The application's broad, long-term objectives are to discover a blood test for early detection of ovarian cancer that will reduce ovarian cancer mortality through regular testing of targeted populations. Initially these populations would include women at high risk due to family history and/or presence of a BRCA1or BRCA2 mutation within the family, and all postmenopausal women where the incidence of disease is highest. The test requires high sensitivity for early stage disease and very high specificity so that few false positive tests will occur for each true positive test.

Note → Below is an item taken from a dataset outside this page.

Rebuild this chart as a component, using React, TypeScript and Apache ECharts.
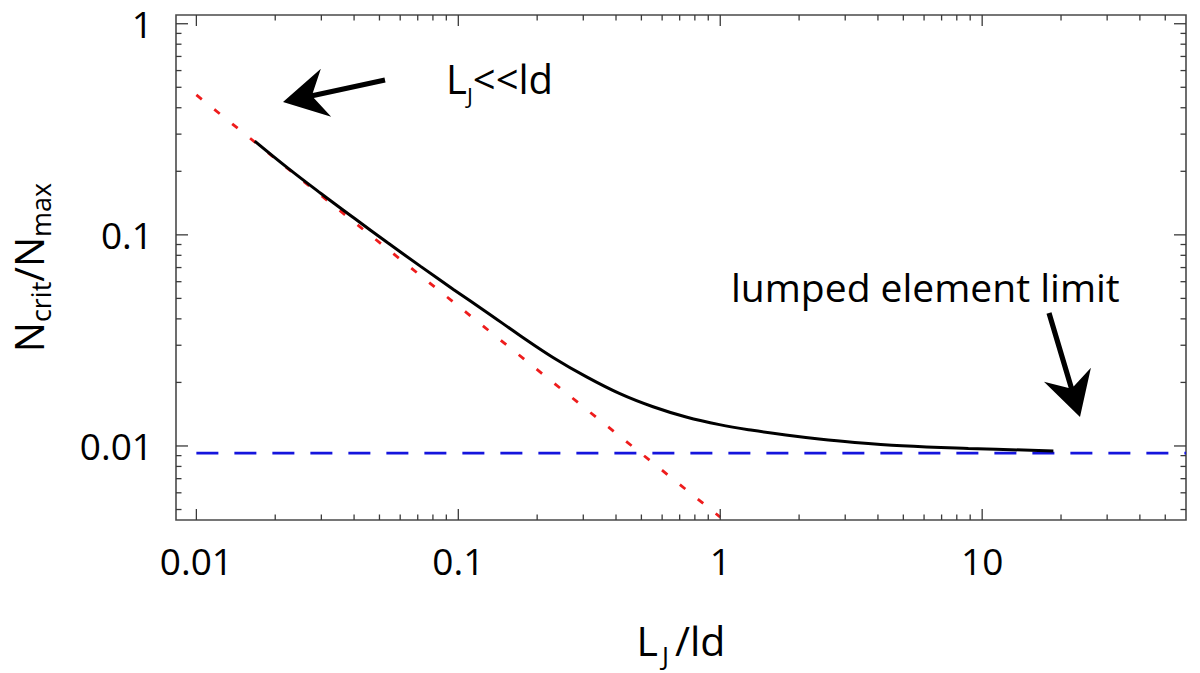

The specific aims are 1) to discover high probability candidate biomarkers through proteomic analysis of biofluids from three sources a) ovarian cyst fluid from benign and malignant ovarian disease, b) conditioned media from fresh sliced washed normal and malignant tissue, and c) conditioned media from phenocopy model fallopian tube systems, 2) discover high probability candidate biomarkers from genomic analysis using Affymetrix arrays of normal fallopian tube, normal ovarian, and ovarian malignant tissue lysate filtered by a comprehensive list of secreted proteins from ovarian tissue (secretome), 3) prioritize candidate biomarkers for verification by analysis of pathways from ovarian cancer pathogenesis, 4) construct mass spectrometric assays for the top 50 candidates and measure these candidates in plasma from 100 cases and 100 benign controls, and in longitudinal plasma in cases prior to clinical detection, and in controls from an ovarian cancer screening trial, and 5) determine which candidates have earliest sensitivity by estimating the change-point (if any) at which the candidate rises significantly above baseline. The five best candidates will form a biomarker panel for further testing and refinement, outside the scope of this application, in the biorepositories of larger scale screening studies.
to public health: This research may lead to a screening test for ovarian cancer with subsequent reduction in ovarian cancer mortality. Ovarian cancer is highly curable if discovered while in early stage disease when it is confined to the ovaries. A screening test may lead to fewer ovarian cancer cases being discovered in late stage disease and thus may reduce the rate at which women die of ovarian cancer.